UMat fast downloading GPU >> CPU
I am working on implementing some OpenCL GPU kernels using OpenCV. This is all working fine, but I am wondering what the fastest is to download the images back from the device to host (GPU >> CPU). I have a total of 10 channels that I want to copy back to CPU memory.
cv::UMat gpu_luvm_u8 = cv::UMat(cpuInputImage.size(), CV_8UC4);
cv::UMat gpu_angle1_u8 = cv::UMat(cpuInputImage.size(), CV_8UC4);
cv::UMat gpu_angle2_u8 = cv::UMat(cpuInputImage.size(), CV_8UC4); // last 2 channels unused
Of course after processing them on the CPU I can download them to an CV_8UC4 using .copyTo(). However since I am using 10 channels and I would like to have them at std::vector<cv::mat> I am wondering what the fastest method would be?
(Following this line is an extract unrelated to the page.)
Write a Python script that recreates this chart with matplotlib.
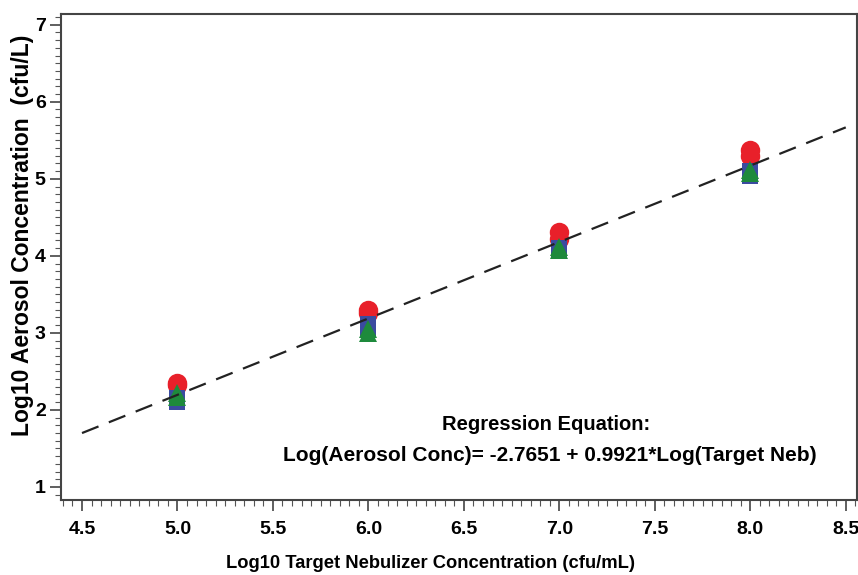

Also the GPU matrices gpu_angle1_u8 and gpu_angle2_u8 contain the same sort of data, but since 4 channels is the maximal depth in OpenCV (?) I am have split them over two matrices. Is this a correct assumption or is there a better way of getting all data into a single UMat ? Any feedback is more than welcome!
Btw, I am using OpenCV 3.0.0